Charts and diagrams as code
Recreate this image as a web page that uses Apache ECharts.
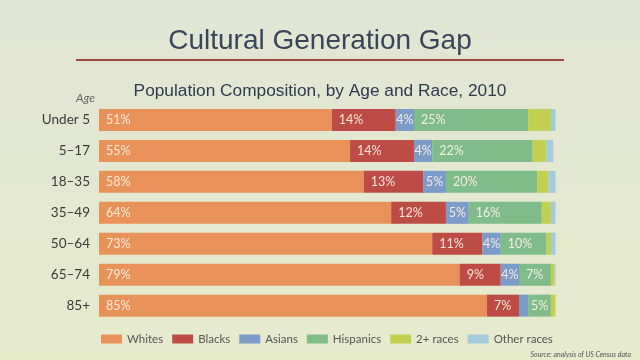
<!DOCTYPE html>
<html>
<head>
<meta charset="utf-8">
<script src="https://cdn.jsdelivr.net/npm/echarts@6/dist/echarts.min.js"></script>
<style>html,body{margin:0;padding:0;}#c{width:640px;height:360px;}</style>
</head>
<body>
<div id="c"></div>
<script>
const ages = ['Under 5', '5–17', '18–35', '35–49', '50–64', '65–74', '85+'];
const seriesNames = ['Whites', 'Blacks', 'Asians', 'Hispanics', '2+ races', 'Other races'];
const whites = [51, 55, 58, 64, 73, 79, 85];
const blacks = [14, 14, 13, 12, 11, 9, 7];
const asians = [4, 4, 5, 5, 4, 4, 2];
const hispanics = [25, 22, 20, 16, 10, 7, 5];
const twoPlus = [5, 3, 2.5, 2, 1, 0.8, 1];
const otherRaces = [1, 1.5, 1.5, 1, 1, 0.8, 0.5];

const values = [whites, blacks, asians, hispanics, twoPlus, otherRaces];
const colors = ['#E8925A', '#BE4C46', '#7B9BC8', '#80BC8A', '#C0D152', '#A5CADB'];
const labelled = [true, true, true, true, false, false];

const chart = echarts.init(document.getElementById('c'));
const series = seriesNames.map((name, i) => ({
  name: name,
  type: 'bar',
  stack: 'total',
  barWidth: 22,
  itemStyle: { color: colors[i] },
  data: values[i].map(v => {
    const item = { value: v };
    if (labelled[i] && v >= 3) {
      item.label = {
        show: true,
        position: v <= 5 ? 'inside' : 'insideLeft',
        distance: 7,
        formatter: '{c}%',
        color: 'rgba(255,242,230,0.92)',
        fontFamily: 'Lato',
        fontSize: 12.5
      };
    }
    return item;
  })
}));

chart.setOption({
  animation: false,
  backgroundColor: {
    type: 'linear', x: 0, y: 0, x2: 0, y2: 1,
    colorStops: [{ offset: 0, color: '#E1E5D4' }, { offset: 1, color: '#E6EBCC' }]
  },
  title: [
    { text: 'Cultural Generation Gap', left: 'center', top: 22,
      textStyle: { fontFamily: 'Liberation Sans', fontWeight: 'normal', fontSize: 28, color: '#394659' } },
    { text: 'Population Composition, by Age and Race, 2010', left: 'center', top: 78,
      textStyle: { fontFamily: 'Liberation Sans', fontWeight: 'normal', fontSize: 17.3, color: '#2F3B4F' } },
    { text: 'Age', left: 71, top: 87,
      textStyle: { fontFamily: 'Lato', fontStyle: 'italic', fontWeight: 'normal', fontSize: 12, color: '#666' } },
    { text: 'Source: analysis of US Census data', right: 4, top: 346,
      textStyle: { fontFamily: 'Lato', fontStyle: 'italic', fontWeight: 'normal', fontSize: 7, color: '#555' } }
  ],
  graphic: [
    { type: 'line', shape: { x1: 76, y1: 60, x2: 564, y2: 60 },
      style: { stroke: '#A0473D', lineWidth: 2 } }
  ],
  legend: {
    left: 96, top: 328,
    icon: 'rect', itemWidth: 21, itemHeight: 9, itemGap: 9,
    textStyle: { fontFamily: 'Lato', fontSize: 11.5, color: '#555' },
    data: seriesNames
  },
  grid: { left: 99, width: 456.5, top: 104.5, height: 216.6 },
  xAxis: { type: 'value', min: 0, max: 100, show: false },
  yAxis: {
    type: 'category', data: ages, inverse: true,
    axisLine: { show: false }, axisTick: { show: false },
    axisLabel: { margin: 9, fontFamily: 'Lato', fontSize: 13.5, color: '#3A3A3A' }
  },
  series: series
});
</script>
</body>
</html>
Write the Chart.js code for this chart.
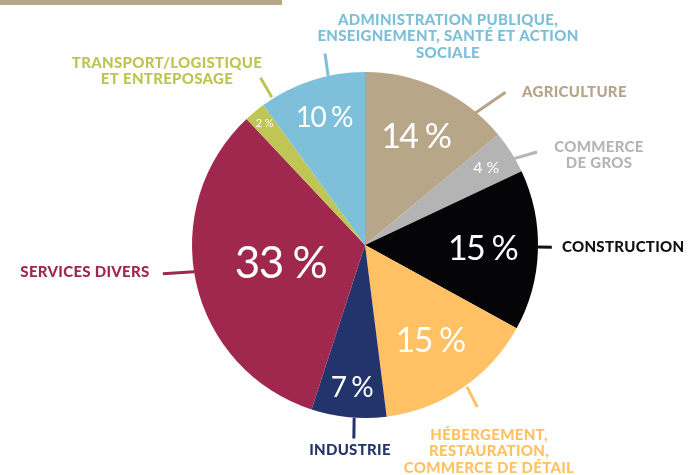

◆ Direction ◆
Repeat the records in full, exactly as they appear, without the pictures.

◆ The response ◆
Recreate this image as a web page that uses Apache ECharts.
<!DOCTYPE html>
<html>
<head>
<meta charset="utf-8">
<script src="https://cdn.jsdelivr.net/npm/echarts@6/dist/echarts.min.js"></script>
<style>html,body{margin:0;padding:0;}#c{width:640px;height:360px;}</style>
</head>
<body>
<div id="c"></div>
<script>
const ages = ['Under 5', '5–17', '18–35', '35–49', '50–64', '65–74', '85+'];
const seriesNames = ['Whites', 'Blacks', 'Asians', 'Hispanics', '2+ races', 'Other races'];
const whites = [51, 55, 58, 64, 73, 79, 85];
const blacks = [14, 14, 13, 12, 11, 9, 7];
const asians = [4, 4, 5, 5, 4, 4, 2];
const hispanics = [25, 22, 20, 16, 10, 7, 5];
const twoPlus = [5, 3, 2.5, 2, 1, 0.8, 1];
const otherRaces = [1, 1.5, 1.5, 1, 1, 0.8, 0.5];

const values = [whites, blacks, asians, hispanics, twoPlus, otherRaces];
const colors = ['#E8925A', '#BE4C46', '#7B9BC8', '#80BC8A', '#C0D152', '#A5CADB'];
const labelled = [true, true, true, true, false, false];

const chart = echarts.init(document.getElementById('c'));
const series = seriesNames.map((name, i) => ({
  name: name,
  type: 'bar',
  stack: 'total',
  barWidth: 22,
  itemStyle: { color: colors[i] },
  data: values[i].map(v => {
    const item = { value: v };
    if (labelled[i] && v >= 3) {
      item.label = {
        show: true,
        position: v <= 5 ? 'inside' : 'insideLeft',
        distance: 7,
        formatter: '{c}%',
        color: 'rgba(255,242,230,0.92)',
        fontFamily: 'Lato',
        fontSize: 12.5
      };
    }
    return item;
  })
}));

chart.setOption({
  animation: false,
  backgroundColor: {
    type: 'linear', x: 0, y: 0, x2: 0, y2: 1,
    colorStops: [{ offset: 0, color: '#E1E5D4' }, { offset: 1, color: '#E6EBCC' }]
  },
  title: [
    { text: 'Cultural Generation Gap', left: 'center', top: 22,
      textStyle: { fontFamily: 'Liberation Sans', fontWeight: 'normal', fontSize: 28, color: '#394659' } },
    { text: 'Population Composition, by Age and Race, 2010', left: 'center', top: 78,
      textStyle: { fontFamily: 'Liberation Sans', fontWeight: 'normal', fontSize: 17.3, color: '#2F3B4F' } },
    { text: 'Age', left: 71, top: 87,
      textStyle: { fontFamily: 'Lato', fontStyle: 'italic', fontWeight: 'normal', fontSize: 12, color: '#666' } },
    { text: 'Source: analysis of US Census data', right: 4, top: 346,
      textStyle: { fontFamily: 'Lato', fontStyle: 'italic', fontWeight: 'normal', fontSize: 7, color: '#555' } }
  ],
  graphic: [
    { type: 'line', shape: { x1: 76, y1: 60, x2: 564, y2: 60 },
      style: { stroke: '#A0473D', lineWidth: 2 } }
  ],
  legend: {
    left: 96, top: 328,
    icon: 'rect', itemWidth: 21, itemHeight: 9, itemGap: 9,
    textStyle: { fontFamily: 'Lato', fontSize: 11.5, color: '#555' },
    data: seriesNames
  },
  grid: { left: 99, width: 456.5, top: 104.5, height: 216.6 },
  xAxis: { type: 'value', min: 0, max: 100, show: false },
  yAxis: {
    type: 'category', data: ages, inverse: true,
    axisLine: { show: false }, axisTick: { show: false },
    axisLabel: { margin: 9, fontFamily: 'Lato', fontSize: 13.5, color: '#3A3A3A' }
  },
  series: series
});
</script>
</body>
</html>
Write the Chart.js code for this chart.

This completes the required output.